## Task goal
Retype the run of lines that opens with the line containing "Generate a Python" and closes with the line containing "in zip(c1, c2))", exactly and inclusively, but skip the pictures.
** Start Entries supplied **
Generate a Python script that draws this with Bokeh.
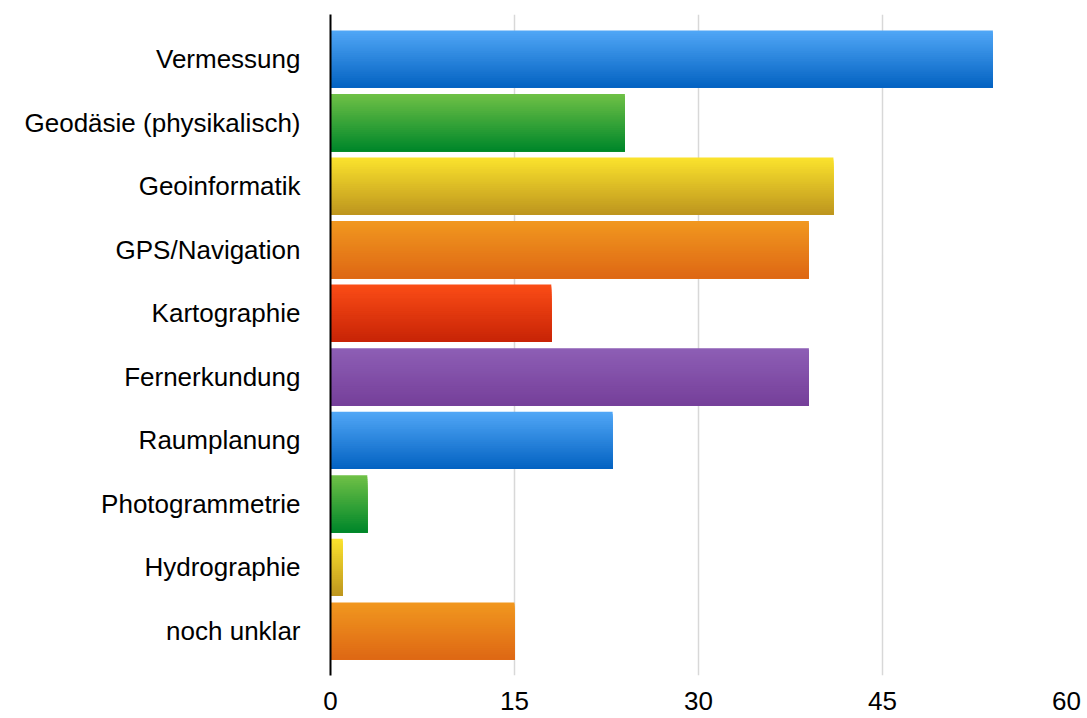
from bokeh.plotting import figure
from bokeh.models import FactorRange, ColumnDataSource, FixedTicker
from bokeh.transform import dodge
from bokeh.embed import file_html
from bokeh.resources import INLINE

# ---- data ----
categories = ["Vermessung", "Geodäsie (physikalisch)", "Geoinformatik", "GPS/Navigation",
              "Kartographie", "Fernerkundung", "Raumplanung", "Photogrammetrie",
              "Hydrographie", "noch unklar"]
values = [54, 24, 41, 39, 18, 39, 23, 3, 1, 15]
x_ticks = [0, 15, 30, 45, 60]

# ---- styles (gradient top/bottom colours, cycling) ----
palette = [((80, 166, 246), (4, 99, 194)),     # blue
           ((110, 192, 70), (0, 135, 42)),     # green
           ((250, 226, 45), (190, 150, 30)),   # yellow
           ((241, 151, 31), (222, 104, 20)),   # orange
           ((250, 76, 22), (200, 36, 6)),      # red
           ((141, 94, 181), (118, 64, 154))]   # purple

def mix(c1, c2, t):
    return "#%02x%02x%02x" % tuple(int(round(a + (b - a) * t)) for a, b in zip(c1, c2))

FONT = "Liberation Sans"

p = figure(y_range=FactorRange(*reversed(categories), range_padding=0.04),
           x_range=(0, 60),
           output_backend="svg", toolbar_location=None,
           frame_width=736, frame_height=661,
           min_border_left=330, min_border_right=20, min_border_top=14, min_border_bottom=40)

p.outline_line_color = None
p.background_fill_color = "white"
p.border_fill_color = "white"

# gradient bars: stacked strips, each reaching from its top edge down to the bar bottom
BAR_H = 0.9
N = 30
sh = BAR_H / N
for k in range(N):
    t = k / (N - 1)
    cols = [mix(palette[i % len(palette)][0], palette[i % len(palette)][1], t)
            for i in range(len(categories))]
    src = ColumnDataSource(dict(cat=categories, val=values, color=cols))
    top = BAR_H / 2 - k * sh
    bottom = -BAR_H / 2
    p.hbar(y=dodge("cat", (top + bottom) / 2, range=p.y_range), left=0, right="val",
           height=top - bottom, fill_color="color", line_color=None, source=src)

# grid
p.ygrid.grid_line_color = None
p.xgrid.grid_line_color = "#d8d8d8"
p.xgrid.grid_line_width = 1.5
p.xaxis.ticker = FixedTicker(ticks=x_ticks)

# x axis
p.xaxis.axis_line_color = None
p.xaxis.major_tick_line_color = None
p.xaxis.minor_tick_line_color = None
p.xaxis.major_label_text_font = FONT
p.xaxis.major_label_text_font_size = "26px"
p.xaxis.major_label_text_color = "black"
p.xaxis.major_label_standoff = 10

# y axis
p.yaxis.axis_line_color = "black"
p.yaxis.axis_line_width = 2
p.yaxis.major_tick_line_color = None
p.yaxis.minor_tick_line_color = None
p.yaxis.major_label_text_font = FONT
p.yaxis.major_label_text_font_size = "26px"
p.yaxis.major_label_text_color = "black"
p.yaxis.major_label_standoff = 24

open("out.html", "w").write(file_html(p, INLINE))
** End Entries supplied **
** Start Entries supplied **
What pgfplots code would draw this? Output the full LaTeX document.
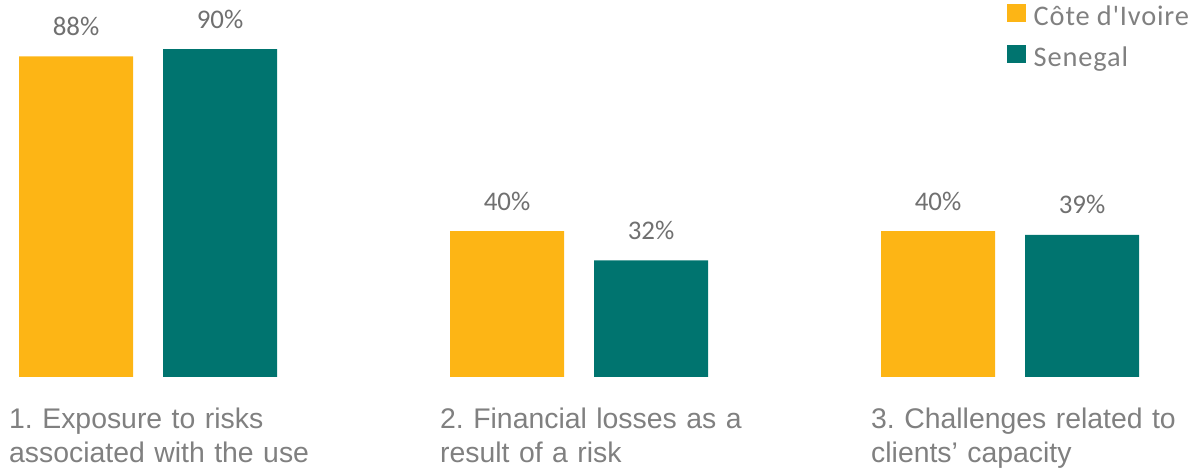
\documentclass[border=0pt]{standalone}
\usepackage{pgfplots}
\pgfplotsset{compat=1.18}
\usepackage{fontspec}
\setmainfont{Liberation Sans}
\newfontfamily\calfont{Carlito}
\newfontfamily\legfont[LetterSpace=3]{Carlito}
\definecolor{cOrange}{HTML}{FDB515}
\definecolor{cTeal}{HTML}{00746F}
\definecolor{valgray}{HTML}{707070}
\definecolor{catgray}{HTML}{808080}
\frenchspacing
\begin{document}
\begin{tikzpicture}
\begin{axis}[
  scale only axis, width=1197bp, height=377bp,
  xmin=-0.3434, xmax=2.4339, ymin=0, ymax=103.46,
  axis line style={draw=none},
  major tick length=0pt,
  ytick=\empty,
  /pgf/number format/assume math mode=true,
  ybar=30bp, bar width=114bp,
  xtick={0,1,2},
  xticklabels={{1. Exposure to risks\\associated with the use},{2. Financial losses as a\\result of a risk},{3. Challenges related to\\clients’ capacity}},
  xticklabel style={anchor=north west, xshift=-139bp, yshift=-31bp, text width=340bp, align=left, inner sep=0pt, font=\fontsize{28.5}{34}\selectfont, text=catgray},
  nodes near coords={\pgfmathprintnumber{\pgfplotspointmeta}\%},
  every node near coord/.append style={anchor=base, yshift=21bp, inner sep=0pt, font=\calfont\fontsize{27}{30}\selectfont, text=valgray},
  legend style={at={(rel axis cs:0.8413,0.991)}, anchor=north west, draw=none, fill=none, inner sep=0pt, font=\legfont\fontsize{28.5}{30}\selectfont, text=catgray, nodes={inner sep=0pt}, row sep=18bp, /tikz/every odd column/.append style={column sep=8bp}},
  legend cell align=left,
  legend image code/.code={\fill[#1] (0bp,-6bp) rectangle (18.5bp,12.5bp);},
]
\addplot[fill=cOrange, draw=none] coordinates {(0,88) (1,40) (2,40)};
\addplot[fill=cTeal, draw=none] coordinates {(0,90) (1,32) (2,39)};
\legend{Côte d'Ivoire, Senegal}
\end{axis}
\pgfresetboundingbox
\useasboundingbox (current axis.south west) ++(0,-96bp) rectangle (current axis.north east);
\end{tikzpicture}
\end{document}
** End Entries supplied **
## Answer
Generate a Python script that draws this with Bokeh.
from bokeh.plotting import figure
from bokeh.models import FactorRange, ColumnDataSource, FixedTicker
from bokeh.transform import dodge
from bokeh.embed import file_html
from bokeh.resources import INLINE

# ---- data ----
categories = ["Vermessung", "Geodäsie (physikalisch)", "Geoinformatik", "GPS/Navigation",
              "Kartographie", "Fernerkundung", "Raumplanung", "Photogrammetrie",
              "Hydrographie", "noch unklar"]
values = [54, 24, 41, 39, 18, 39, 23, 3, 1, 15]
x_ticks = [0, 15, 30, 45, 60]

# ---- styles (gradient top/bottom colours, cycling) ----
palette = [((80, 166, 246), (4, 99, 194)),     # blue
           ((110, 192, 70), (0, 135, 42)),     # green
           ((250, 226, 45), (190, 150, 30)),   # yellow
           ((241, 151, 31), (222, 104, 20)),   # orange
           ((250, 76, 22), (200, 36, 6)),      # red
           ((141, 94, 181), (118, 64, 154))]   # purple

def mix(c1, c2, t):
    return "#%02x%02x%02x" % tuple(int(round(a + (b - a) * t)) for a, b in zip(c1, c2))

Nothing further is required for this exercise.